On top of that, the movie was emotionally manipulative. When the locksmith gets shot by the shopkeeper, the locksmith’s cute little daughter runs into the line of fire at that very second—in slo-mo if I recall correctly (how tear-jerking!). Oscar-nominated supporting actor Matt Dillon plays a cop who feels up a rich lady during a pat down, and later he gets the chance to save that same lady from a car accident (how redemptive!). As if that wasn’t bad enough, the story lines are all connected in a way that is far too neat and coincidental. As a result, nothing seems realistic because the connections seem too perfectly tied into bows. I heard one critic agree with me about the manipulativeness of Crash, but Roger Ebert chose it as the best movie of 2005—seriously? The Emperor is soooo naked in this one! (3 out of 5)

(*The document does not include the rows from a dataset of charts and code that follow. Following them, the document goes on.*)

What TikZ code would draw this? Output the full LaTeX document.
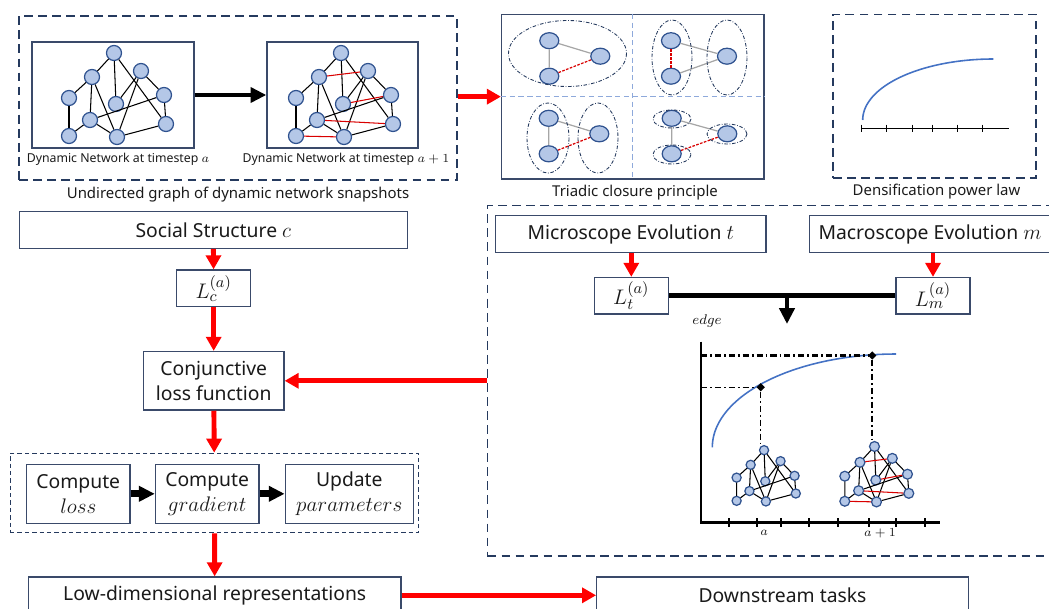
\documentclass[tikz,border=0pt]{standalone}
\usepackage[no-math]{fontspec}
\setmainfont{Noto Sans}
\usetikzlibrary{arrows.meta,positioning,shapes.geometric}
\definecolor{navy}{HTML}{253A5E}
\definecolor{frame}{HTML}{3A4A6A}
\definecolor{vfill}{HTML}{B4C7E7}
\definecolor{vline}{HTML}{2F528F}
\definecolor{hot}{HTML}{FF0000}
\definecolor{curve}{HTML}{4472C4}
\definecolor{split}{HTML}{8EA9DB}
\definecolor{tiegray}{HTML}{A6A6A6}
\definecolor{ink}{HTML}{1A1A1A}
\newcommand\bigmath[1]{{\fontsize{12.5}{14}\selectfont$#1$}}

\tikzset{
  vertex/.style={circle,draw=vline,fill=vfill,line width=0.7pt,minimum size=0.3cm,inner sep=0pt},
  bond/.style={draw=black,line width=0.6pt},
  newbond/.style={draw=red!85!black,line width=0.6pt},
  net/.pic={
    \foreach \n/\x/\y in {a/-3.5/-42,b/-25.5/-18,c/23.5/-24,d/-48.5/3,e/-1.5/9,f/46.5/0,g/-27.5/25,h/48.5/29,i/-48.5/41,j/-0.5/42}
      \node[vertex] (-\n) at (\x,\y) {};
    \foreach \u/\v in {a/b,a/e,a/h,b/d,b/g,b/j,c/e,c/f,c/j,d/i,g/i,g/j,g/f,f/h,h/j}
      \draw[bond] (-\u) -- (-\v);
  }
}

\begin{document}
\begin{tikzpicture}[x=0.02cm,y=-0.02cm,font=\fontsize{11}{14}\selectfont,text=ink,
  block/.style={draw=frame,line width=0.8pt,fill=white,minimum height=0.73cm,inner sep=2pt,align=center},
  group/.style={draw=navy,line width=0.9pt,dash pattern=on 5pt off 3pt},
  note/.style={font=\fontsize{8.5}{10}\selectfont},
  flow/.style={draw=hot,line width=2.8pt,-{Triangle[width=8.5pt,length=8pt]}},
  push/.style={draw=black,line width=2.8pt,-{Triangle[width=8.5pt,length=9pt]}},
  tvertex/.style={ellipse,draw=vline,fill=vfill,line width=0.7pt,minimum width=0.38cm,minimum height=0.32cm,inner sep=0pt},
  tie/.style={draw=tiegray,line width=0.7pt},
  closure/.style={draw=red!85!black,line width=0.7pt,dash pattern=on 1.5pt off 0.8pt},
  ring/.style={draw=navy,line width=0.5pt,dash pattern=on 2pt off 1pt on 0.4pt off 1pt},
  guide/.style={draw=black,dash pattern=on 3.5pt off 1.7pt on 1pt off 1.7pt}]
\useasboundingbox (0,0) rectangle (1049,609);

% snapshots
\node[group,minimum width=8.76cm,minimum height=3.28cm] (snaps) at (238,98) {};
\node[draw=frame,line width=0.8pt,minimum width=3.24cm,minimum height=2.12cm] (s1) at (113,95) {};
\node[draw=frame,line width=0.8pt,minimum width=3.02cm,minimum height=2.12cm] (s2) at (342.5,95) {};
\pic (g1) at (117.5,95) {net};
\pic (g2) at (344.5,95) {net};
\foreach \u/\v in {b/c,e/f,g/h,i/j} \draw[newbond] (g2-\u) -- (g2-\v);
\draw[push] (s1) -- (s2);
\node[font=\fontsize{7}{8}\selectfont] (l1) at (118,159.5) {Dynamic Network at timestep $a$};
\node[font=\fontsize{7}{8}\selectfont] (l2) at (346,159.5) {Dynamic Network at timestep $a+1$};
\node[note] (snapcap) at (238,195) {Undirected graph of dynamic network snapshots};

% triadic closure
\node[draw=frame,line width=0.8pt,minimum width=5.25cm,minimum height=3.29cm] (tri) at (632.85,96.65) {};
\draw[split,line width=0.5pt,dash pattern=on 3pt off 2pt] (tri.north) -- (tri.south) (tri.west) -- (tri.east);
\foreach \q/\x/\y/\dx in {1/549.3/40.7/51,2/671/40.7/56,3/548.7/118.3/50.6,4/671.7/118.3/55.6}{
  \node[tvertex] (q\q-t) at (\x,\y) {};
  \node[tvertex] (q\q-b) at (\x,\y+35.5) {};
  \node[tvertex] (q\q-r) at (\x+\dx,\y+15.5) {};
}
\foreach \q in {1,3,4}{
  \draw[tie] (q\q-t) -- (q\q-b) (q\q-t) -- (q\q-r);
  \draw[closure] (q\q-b) -- (q\q-r);
}
\draw[tie] (q2-t) -- (q2-r) (q2-b) -- (q2-r);
\draw[closure] (q2-t) -- (q2-b);
\draw[ring] (567.5,53.5) ellipse [x radius=59,y radius=33];
\draw[ring] (672,57.5) ellipse [x radius=20,y radius=37.5] (727,57.5) ellipse [x radius=20,y radius=37.5];
\draw[ring] (548,138) ellipse [x radius=21,y radius=35] (598,138) ellipse [x radius=20,y radius=35];
\draw[ring] (672,119) ellipse [x radius=19,y radius=9] (672,154.5) ellipse [x radius=19,y radius=9.5] (727,134) ellipse [x radius=20,y radius=10];
\node[note] (tricap) at (635,193) {Triadic closure principle};
\draw[flow] (snaps.east |- tri.west) -- (tri.west);

% densification
\node[group,minimum width=4.06cm,minimum height=3.27cm] (dens) at (934.5,96.15) {};
\draw[line width=0.8pt] (861.7,128.3) -- (1009,128.3);
\foreach \t in {861.7,886.7,912.3,932.7,957.3,982.3} \draw[line width=0.6pt] (\t,124.5) -- (\t,132);
\draw[curve,line width=0.9pt] plot[domain=180:270,samples=50] ({993.3+130.6*cos(\x)},{120+61*sin(\x)});
\node[note] (denscap) at (936.5,192) {Densification power law};

% left column
\node[block,minimum width=7.76cm] (social) at (213.3,230) {Social Structure \bigmath{c}};
\node[block,minimum width=1.48cm] (lc) at (213.7,288.3) {\bigmath{L_c^{(a)}}};
\node[block,minimum width=2.81cm,minimum height=1.17cm] (conj) at (213.7,380.8) {Conjunctive\\loss function};
\node[draw=navy,line width=0.6pt,dash pattern=on 2.5pt off 1.7pt,minimum width=8.18cm,minimum height=1.59cm] (train) at (214.5,493) {};
\node[block,minimum width=2.07cm,minimum height=1.18cm] (closs) at (78.3,493.8) {Compute\\\bigmath{loss}};
\node[block,minimum width=2.07cm,minimum height=1.18cm,right=0.48cm of closs] (cgrad) {Compute\\\bigmath{gradient}};
\node[block,minimum width=2.56cm,minimum height=1.18cm,right=0.5cm of cgrad] (upd) {Update\\\bigmath{parameters}};
\node[block,minimum width=7.45cm] (low) at (214.7,595.3) {Low-dimensional representations};
\node[block,minimum width=7.43cm] (down) at (782.5,595.3) {Downstream tasks};
\draw[flow] (social) -- (lc);
\draw[flow] (lc) -- (conj);
\draw[flow] (conj) -- (train);
\draw[flow] (train) -- (low);
\draw[flow] (low) -- (down);
\draw[push,line width=4pt] (closs) -- (cgrad);
\draw[push,line width=4pt] (cgrad) -- (upd);

% evolution
\node[group,minimum width=11.45cm,minimum height=7.01cm] (evo) at (773.65,380.85) {};
\node[block,minimum width=5.41cm] (micro) at (630.8,234) {Microscope Evolution \bigmath{t}};
\node[block,minimum width=4.83cm] (macro) at (930,234) {Macroscope Evolution \bigmath{m}};
\node[block,minimum width=1.48cm] (lt) at (631.3,295.8) {\bigmath{L_t^{(a)}}};
\node[block,minimum width=1.48cm] (lm) at (933,295.8) {\bigmath{L_m^{(a)}}};
\draw[flow] (lt.north |- micro.south) -- (lt.north);
\draw[flow] (lm.north |- macro.south) -- (lm.north);
\draw[line width=2.8pt] (lt) -- (lm);
\coordinate (fork) at (787,295.8);
\coordinate (edgetip) at (787,324);
\draw[push] (fork) -- (edgetip);
\node[font=\footnotesize] (edgelbl) at (707,320.7) {$edge$};
\draw[flow] (evo.west |- conj.east) -- (conj.east);

% edge growth plot
\coordinate (o) at (701,522.3);
\draw[line width=1.4pt] (701,341.7) -- (o) -- (940,522.3);
\foreach \t in {729.3,757.3,781,809.3,837.7,869,896,925} \draw[line width=1pt] (\t,518) -- (\t,527);
\node[font=\scriptsize] (ta) at (764.3,533) {$a$};
\node[font=\scriptsize] (tb) at (880,533) {$a+1$};
\draw[curve,line width=0.9pt] plot[domain=180:270,samples=50] ({896+183.7*cos(\x)},{447.3+93.3*sin(\x)});
\pic[scale=0.61,transform shape] (ga) at (766.2,475.8) {net};
\pic[scale=0.66,transform shape] (gb) at (876.8,474.2) {net};
\foreach \u/\v in {b/c,e/f,g/h,i/j} \draw[newbond] (gb-\u) -- (gb-\v);
\node[diamond,fill=black,inner sep=0pt,minimum size=0.17cm] (da) at (760.7,387.3) {};
\node[diamond,fill=black,inner sep=0pt,minimum size=0.17cm] (db) at (872.3,355.5) {};
\draw[guide,line width=0.8pt] (o |- da) -- (da) -- (da |- ga-a.north);
\draw[guide,line width=1.3pt] (o |- db) -- (db) -- (db |- gb-a.north);
\end{tikzpicture}
\end{document}
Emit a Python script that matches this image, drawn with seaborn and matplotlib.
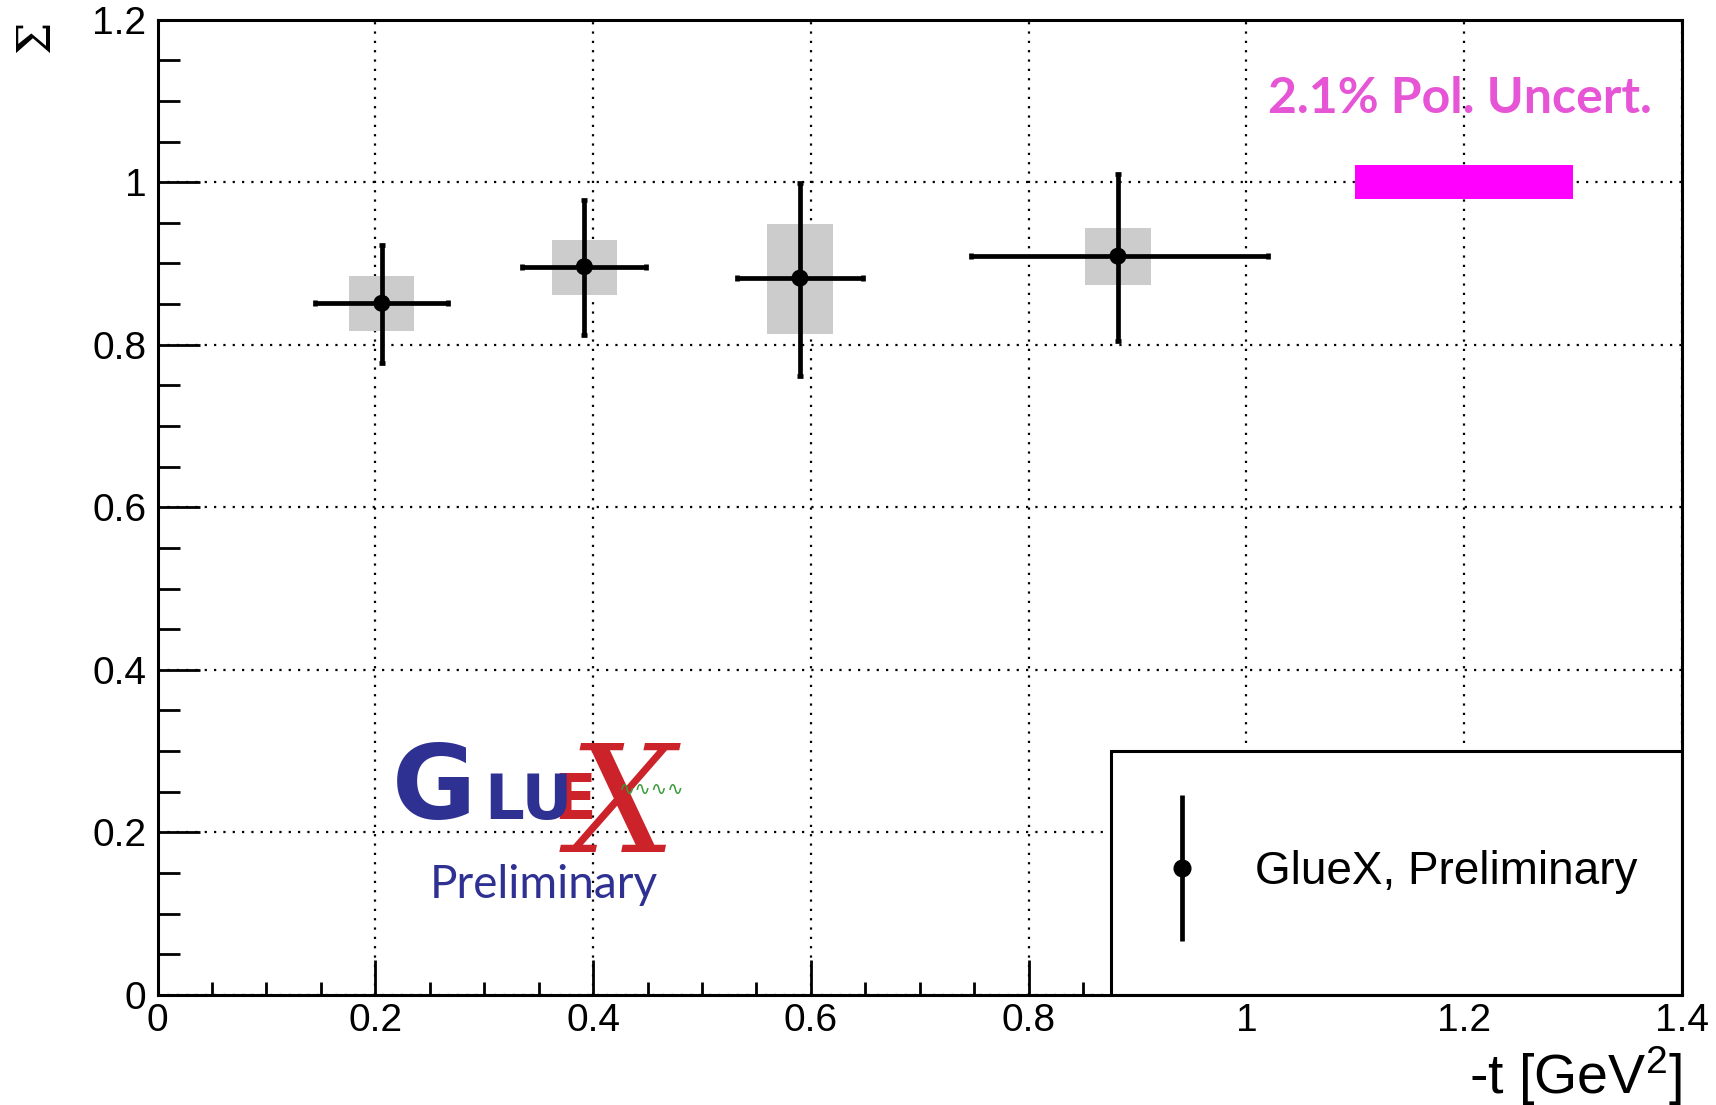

Capote (nominated for best picture, actor, director, and supporting actress)
With regard to this movie about non-fiction writer Truman Capote and his friendship with the murderers of a Kansas family (the incident that was the subject of his landmark book, In Cold Blood) I concede that some serious acting ability was required for Philip Seymour Hoffman to so realistically portray Capote with his squeaky voice and odd mannerisms. However, the character was not very likeable. He basically befriended these murderers for his book and maintained that friendship until he finished. There may have been a turning point to true affection near the end, but I don’t see the point of watching two hours about a rather unlikeable person without gleaning some insight into humanity. I’m sure I missed the point, but that’s why I didn’t enjoy the film. (2.5 out of 5)
Walk the Line (nominated for best actor, actress, editing, and sound mixing)
The biopic about music legend Johnny Cash was very fun in parts (i.e. the musical performance numbers) but when the music stopped, the story was extremely typical: sex, drugs, and rock & roll. Hard living musician hits rock bottom and is redeemed by the love of his music and a good woman. The story’s downright cliché. I think Joaquin Phoenix and Reese Witherspoon both do excellent jobs of inhabiting the main characters, Cash and his wife June, but there is a lack of freshness that begs the non-Cash-fan question, “Why did this movie need to be made?” (3.5 out of 5)
Munich (nominated for best picture, director, editing, music, and adapted screenplay)
I’ve already reviewed this movie, so I’m just going to reiterate that this movie was OK, but it lacked meaning for me as someone who didn’t fully appreciate the historical/cultural context of the story. (3 out of 5)
A History of Violence (nominated for best supporting actor and adapted screenplay)
This one didn’t get too many nominations considering how critically acclaimed it’s been this year. This is the story of a gentle small-town coffee shop owner discovered by violent men who claim that he was once one of them (and they owe him a debt of vengeance). To me this felt like half an intimate drama and half gangster flick, but the halves didn’t gel together. For a much better movie about a small town dealing with the violent past of one of its gentle residents, I much preferred the 1996 Billy Bob Thornton movie Sling Blade (which won a screenplay Oscar). (3.5 out of 5)
Brokeback Mountain (nominated for best picture, director, actor, supporting actor, supporting actress, cinematography, music, and adapted screenplay)
The heavy-hitter. The big caveat is that the movie asks you to be willing to accept the central love story between two men. If you can, then the directing, acting, script, etc., all add up to a rather intimate and moving story. It can get slow in parts and the lead character is fairly non-talkative, but nevertheless, it’s a movie where you can really get to know the characters and feel their tragedy. (4 out of 5)
Phew! After all that you can see that I felt let down by almost all of the nominees mentioned, but I didn’t give any of them a failing grade. Take that as you will. I’ll still be watching come Oscar night to see who wins. I’m just not so sure I care which way the results go.